■ MATERIAL TO PROCESS
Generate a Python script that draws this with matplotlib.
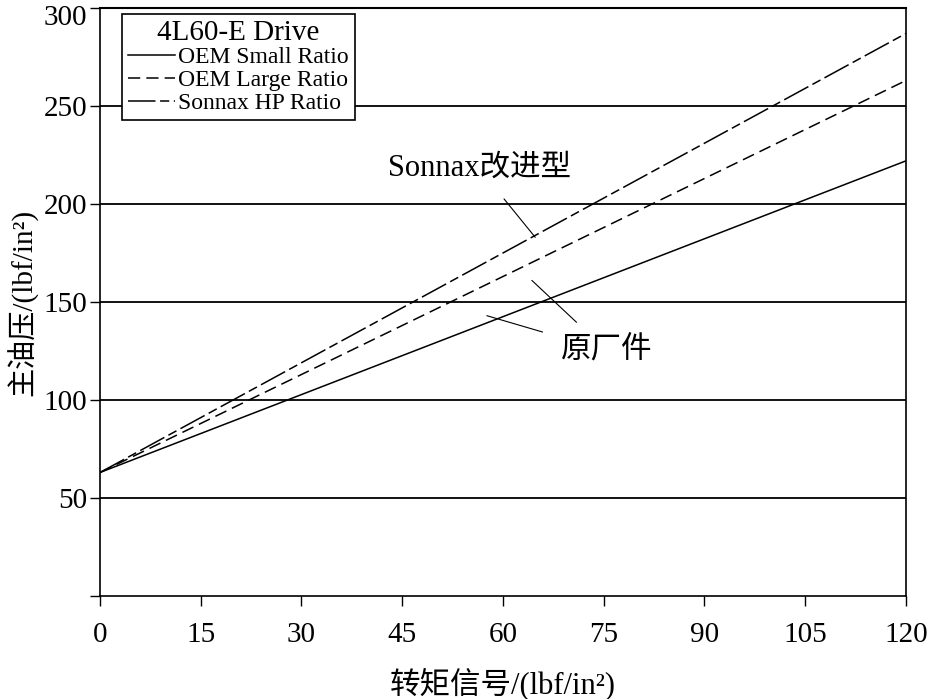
import matplotlib.pyplot as plt
import matplotlib.transforms as mtransforms
import numpy as np

plt.rcParams['font.family'] = ['Liberation Serif', 'Noto Sans CJK SC']

# torque signal (lbf/in^2) and line pressure (lbf/in^2)
torque = [0, 120]
oem_small = [63, 222]
oem_large = [63, 263]
sonnax_hp = [63, 287]

x_ticks = [0, 15, 30, 45, 60, 75, 90, 105, 120]
y_ticks = [50, 100, 150, 200, 250, 300]

fig = plt.figure(figsize=(9.37, 6.99), dpi=100)
ax = fig.add_axes([0.1067, 0.1474, 0.8602, 0.8412])

# horizontal grid lines
for yv in y_ticks:
    ax.axhline(yv, color='black', lw=1.3, zorder=1)

ax.plot(torque, oem_small, color='black', lw=1.1, label='OEM Small Ratio')
ax.plot(torque, oem_large, color='black', lw=1.1, dashes=(8, 4), label='OEM Large Ratio')
ax.plot(torque, sonnax_hp, color='black', lw=1.1, dashes=(18, 3, 6, 3), label='Sonnax HP Ratio')

ax.set_xlim(0, 120)
ax.set_ylim(0, 300)
ax.set_xticks(x_ticks)
ax.set_yticks([0] + y_ticks)
ax.set_yticklabels([''] + [str(v) for v in y_ticks])
ax.tick_params(axis='both', direction='out', length=7, width=1, labelsize=21, color='black')
ax.tick_params(axis='x', pad=12)
ax.tick_params(axis='y', pad=2)
for s in ['left', 'bottom', 'right', 'top']:
    ax.spines[s].set_linewidth(1.2)
ax.spines['top'].set_linewidth(1.5)

# keep the top "300" label inside the figure
top_lbl = ax.get_yticklabels()[-1]
top_lbl.set_transform(top_lbl.get_transform() +
                      mtransforms.ScaledTranslation(0, -5 / 72, fig.dpi_scale_trans))

ax.set_xlabel('转矩信号/(lbf/in²)', fontsize=22, labelpad=14)
ax.set_ylabel('主油压/(lbf/in²)', fontsize=21, labelpad=4)

leg = ax.legend(loc='upper left', bbox_to_anchor=(0.027, 0.99), borderaxespad=0,
                title='4L60-E Drive', fontsize=17, title_fontsize=21,
                handlelength=2.0, handletextpad=0.15, labelspacing=0.05,
                borderpad=0.25, fancybox=False, framealpha=1, edgecolor='black')
leg.get_frame().set_linewidth(1.2)

# annotations
ax.annotate('Sonnax改进型', xy=(64.8, 183), xytext=(56.5, 218), fontsize=22,
            ha='center', va='center',
            arrowprops=dict(arrowstyle='-', color='black', lw=0.8, shrinkA=12, shrinkB=0))
ax.annotate('原厂件', xy=(64.3, 161), xytext=(75.5, 125), fontsize=22,
            ha='center', va='center',
            arrowprops=dict(arrowstyle='-', color='black', lw=0.8, shrinkA=12, shrinkB=0))
ax.annotate('原厂件', xy=(57.6, 143), xytext=(75.5, 125), fontsize=22,
            ha='center', va='center', color='none',
            arrowprops=dict(arrowstyle='-', color='black', lw=0.8, shrinkA=12, shrinkB=0))

fig.savefig('out.png', dpi=100)
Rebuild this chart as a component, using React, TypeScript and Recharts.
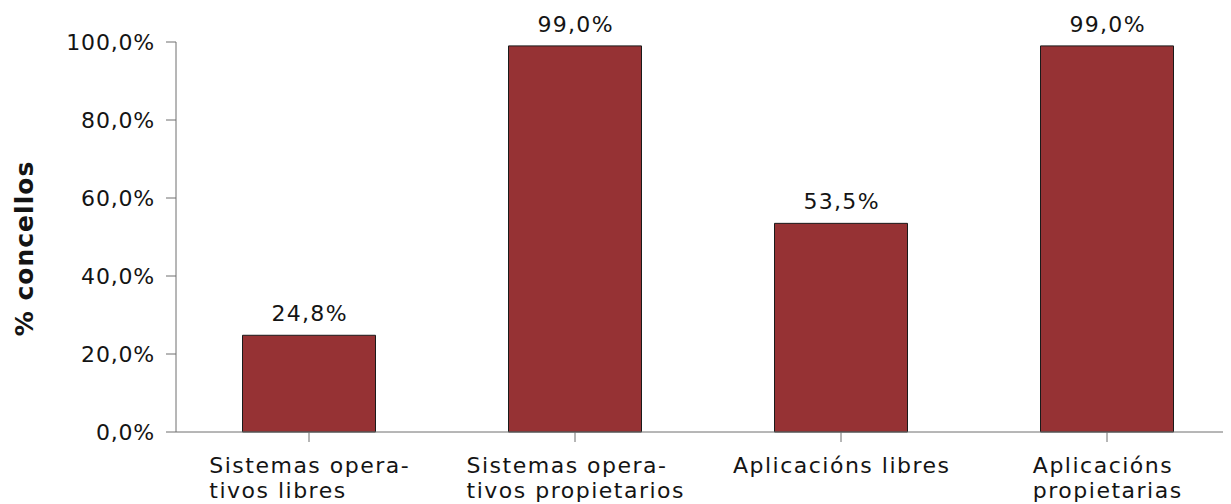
import React from "react";
import { BarChart, Bar, XAxis, YAxis, LabelList, Label } from "recharts";

const categories = [
  "Sistemas opera-\ntivos libres",
  "Sistemas opera-\ntivos propietarios",
  "Aplicacións libres",
  "Aplicacións\npropietarias",
];
const values = [24.8, 99.0, 53.5, 99.0];
const yTicks = [0, 20, 40, 60, 80, 100];
const yLabel = "% concellos";

const data = categories.map((c, i) => ({ name: c, value: values[i] }));

const FONT = '"DejaVu Sans", Verdana, sans-serif';
const FS = 22;
const LS_X = 1.5;
const LS_Y = 0.8;
const LS_BAR = 1.3;
const TEXT = "#141414";
const AXIS = "#6e6e6e";

const fmt = (v: number) => v.toFixed(1).replace(".", ",") + "%";

let ctx: CanvasRenderingContext2D | null = null;
function measure(s: string) {
  if (!ctx) {
    const c = document.createElement("canvas");
    ctx = c.getContext("2d");
  }
  if (!ctx) return s.length * FS * 0.6;
  ctx.font = `${FS}px ${FONT}`;
  return ctx.measureText(s).width + LS_X * (s.length - 1);
}

const XTick = (props: any) => {
  const { x, y, payload } = props;
  const lines = String(payload.value).split("\n");
  const w = Math.max(...lines.map(measure));
  const sx = x - w / 2;
  return (
    <text x={sx} y={y} fill={TEXT} fontSize={FS} fontFamily={FONT} letterSpacing={LS_X} textAnchor="start">
      {lines.map((l, i) => (
        <tspan key={i} x={sx} dy={i === 0 ? 31 : 25}>
          {l}
        </tspan>
      ))}
    </text>
  );
};

const YTick = (props: any) => {
  const { x, y, payload } = props;
  return (
    <text x={x} y={y} dy={8} fill={TEXT} fontSize={FS} fontFamily={FONT} letterSpacing={LS_Y} textAnchor="end">
      {fmt(payload.value)}
    </text>
  );
};

const BarLabel = (props: any) => {
  const { x, y, width, value } = props;
  return (
    <text x={x + width / 2 + LS_BAR / 2} y={y - 14} fill={TEXT} fontSize={FS} fontFamily={FONT} letterSpacing={LS_BAR} textAnchor="middle">
      {fmt(value)}
    </text>
  );
};

const YLabel = () => {
  const cx = 25;
  const cy = 240.5;
  return (
    <text
      x={cx}
      y={cy}
      transform={`rotate(-90 ${cx} ${cy})`}
      textAnchor="middle"
      fill={TEXT}
      fontSize={25}
      fontWeight="bold"
      fontFamily={FONT}
      letterSpacing={1}
    >
      {yLabel}
    </text>
  );
};

export default function App() {
  return (
    <div style={{ width: 1223, height: 496, overflow: "hidden" }}>
      <BarChart
        width={1232}
        height={496}
        data={data}
        margin={{ top: 34, right: 0, bottom: 12, left: 48 }}
        barCategoryGap="25%"
      >
        <XAxis
          dataKey="name"
          height={60}
          tick={<XTick />}
          tickSize={10}
          tickMargin={0}
          axisLine={{ stroke: AXIS, strokeWidth: 1 }}
          tickLine={{ stroke: AXIS, strokeWidth: 1 }}
          interval={0}
        />
        <YAxis
          width={120}
          domain={[0, 100]}
          ticks={yTicks}
          tick={<YTick />}
          tickSize={10}
          tickMargin={11}
          axisLine={{ stroke: AXIS, strokeWidth: 1 }}
          tickLine={{ stroke: AXIS, strokeWidth: 1 }}
          interval={0}
        >
          <Label content={<YLabel />} />
        </YAxis>
        <Bar dataKey="value" fill="#963234" stroke="#1a1a1a" strokeWidth={1} isAnimationActive={false}>
          <LabelList dataKey="value" content={<BarLabel />} />
        </Bar>
      </BarChart>
    </div>
  );
}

■ WHAT THE TASK REQUIRES
Copy out all the entries exactly. Images stay out of the copy.

■ COMPLETE OUTPUT
Generate a Python script that draws this with matplotlib.
import matplotlib.pyplot as plt
import matplotlib.transforms as mtransforms
import numpy as np

plt.rcParams['font.family'] = ['Liberation Serif', 'Noto Sans CJK SC']

# torque signal (lbf/in^2) and line pressure (lbf/in^2)
torque = [0, 120]
oem_small = [63, 222]
oem_large = [63, 263]
sonnax_hp = [63, 287]

x_ticks = [0, 15, 30, 45, 60, 75, 90, 105, 120]
y_ticks = [50, 100, 150, 200, 250, 300]

fig = plt.figure(figsize=(9.37, 6.99), dpi=100)
ax = fig.add_axes([0.1067, 0.1474, 0.8602, 0.8412])

# horizontal grid lines
for yv in y_ticks:
    ax.axhline(yv, color='black', lw=1.3, zorder=1)

ax.plot(torque, oem_small, color='black', lw=1.1, label='OEM Small Ratio')
ax.plot(torque, oem_large, color='black', lw=1.1, dashes=(8, 4), label='OEM Large Ratio')
ax.plot(torque, sonnax_hp, color='black', lw=1.1, dashes=(18, 3, 6, 3), label='Sonnax HP Ratio')

ax.set_xlim(0, 120)
ax.set_ylim(0, 300)
ax.set_xticks(x_ticks)
ax.set_yticks([0] + y_ticks)
ax.set_yticklabels([''] + [str(v) for v in y_ticks])
ax.tick_params(axis='both', direction='out', length=7, width=1, labelsize=21, color='black')
ax.tick_params(axis='x', pad=12)
ax.tick_params(axis='y', pad=2)
for s in ['left', 'bottom', 'right', 'top']:
    ax.spines[s].set_linewidth(1.2)
ax.spines['top'].set_linewidth(1.5)

# keep the top "300" label inside the figure
top_lbl = ax.get_yticklabels()[-1]
top_lbl.set_transform(top_lbl.get_transform() +
                      mtransforms.ScaledTranslation(0, -5 / 72, fig.dpi_scale_trans))

ax.set_xlabel('转矩信号/(lbf/in²)', fontsize=22, labelpad=14)
ax.set_ylabel('主油压/(lbf/in²)', fontsize=21, labelpad=4)

leg = ax.legend(loc='upper left', bbox_to_anchor=(0.027, 0.99), borderaxespad=0,
                title='4L60-E Drive', fontsize=17, title_fontsize=21,
                handlelength=2.0, handletextpad=0.15, labelspacing=0.05,
                borderpad=0.25, fancybox=False, framealpha=1, edgecolor='black')
leg.get_frame().set_linewidth(1.2)

# annotations
ax.annotate('Sonnax改进型', xy=(64.8, 183), xytext=(56.5, 218), fontsize=22,
            ha='center', va='center',
            arrowprops=dict(arrowstyle='-', color='black', lw=0.8, shrinkA=12, shrinkB=0))
ax.annotate('原厂件', xy=(64.3, 161), xytext=(75.5, 125), fontsize=22,
            ha='center', va='center',
            arrowprops=dict(arrowstyle='-', color='black', lw=0.8, shrinkA=12, shrinkB=0))
ax.annotate('原厂件', xy=(57.6, 143), xytext=(75.5, 125), fontsize=22,
            ha='center', va='center', color='none',
            arrowprops=dict(arrowstyle='-', color='black', lw=0.8, shrinkA=12, shrinkB=0))

fig.savefig('out.png', dpi=100)
Rebuild this chart as a component, using React, TypeScript and Recharts.
import React from "react";
import { BarChart, Bar, XAxis, YAxis, LabelList, Label } from "recharts";

const categories = [
  "Sistemas opera-\ntivos libres",
  "Sistemas opera-\ntivos propietarios",
  "Aplicacións libres",
  "Aplicacións\npropietarias",
];
const values = [24.8, 99.0, 53.5, 99.0];
const yTicks = [0, 20, 40, 60, 80, 100];
const yLabel = "% concellos";

const data = categories.map((c, i) => ({ name: c, value: values[i] }));

const FONT = '"DejaVu Sans", Verdana, sans-serif';
const FS = 22;
const LS_X = 1.5;
const LS_Y = 0.8;
const LS_BAR = 1.3;
const TEXT = "#141414";
const AXIS = "#6e6e6e";

const fmt = (v: number) => v.toFixed(1).replace(".", ",") + "%";

let ctx: CanvasRenderingContext2D | null = null;
function measure(s: string) {
  if (!ctx) {
    const c = document.createElement("canvas");
    ctx = c.getContext("2d");
  }
  if (!ctx) return s.length * FS * 0.6;
  ctx.font = `${FS}px ${FONT}`;
  return ctx.measureText(s).width + LS_X * (s.length - 1);
}

const XTick = (props: any) => {
  const { x, y, payload } = props;
  const lines = String(payload.value).split("\n");
  const w = Math.max(...lines.map(measure));
  const sx = x - w / 2;
  return (
    <text x={sx} y={y} fill={TEXT} fontSize={FS} fontFamily={FONT} letterSpacing={LS_X} textAnchor="start">
      {lines.map((l, i) => (
        <tspan key={i} x={sx} dy={i === 0 ? 31 : 25}>
          {l}
        </tspan>
      ))}
    </text>
  );
};

const YTick = (props: any) => {
  const { x, y, payload } = props;
  return (
    <text x={x} y={y} dy={8} fill={TEXT} fontSize={FS} fontFamily={FONT} letterSpacing={LS_Y} textAnchor="end">
      {fmt(payload.value)}
    </text>
  );
};

const BarLabel = (props: any) => {
  const { x, y, width, value } = props;
  return (
    <text x={x + width / 2 + LS_BAR / 2} y={y - 14} fill={TEXT} fontSize={FS} fontFamily={FONT} letterSpacing={LS_BAR} textAnchor="middle">
      {fmt(value)}
    </text>
  );
};

const YLabel = () => {
  const cx = 25;
  const cy = 240.5;
  return (
    <text
      x={cx}
      y={cy}
      transform={`rotate(-90 ${cx} ${cy})`}
      textAnchor="middle"
      fill={TEXT}
      fontSize={25}
      fontWeight="bold"
      fontFamily={FONT}
      letterSpacing={1}
    >
      {yLabel}
    </text>
  );
};

export default function App() {
  return (
    <div style={{ width: 1223, height: 496, overflow: "hidden" }}>
      <BarChart
        width={1232}
        height={496}
        data={data}
        margin={{ top: 34, right: 0, bottom: 12, left: 48 }}
        barCategoryGap="25%"
      >
        <XAxis
          dataKey="name"
          height={60}
          tick={<XTick />}
          tickSize={10}
          tickMargin={0}
          axisLine={{ stroke: AXIS, strokeWidth: 1 }}
          tickLine={{ stroke: AXIS, strokeWidth: 1 }}
          interval={0}
        />
        <YAxis
          width={120}
          domain={[0, 100]}
          ticks={yTicks}
          tick={<YTick />}
          tickSize={10}
          tickMargin={11}
          axisLine={{ stroke: AXIS, strokeWidth: 1 }}
          tickLine={{ stroke: AXIS, strokeWidth: 1 }}
          interval={0}
        >
          <Label content={<YLabel />} />
        </YAxis>
        <Bar dataKey="value" fill="#963234" stroke="#1a1a1a" strokeWidth={1} isAnimationActive={false}>
          <LabelList dataKey="value" content={<BarLabel />} />
        </Bar>
      </BarChart>
    </div>
  );
}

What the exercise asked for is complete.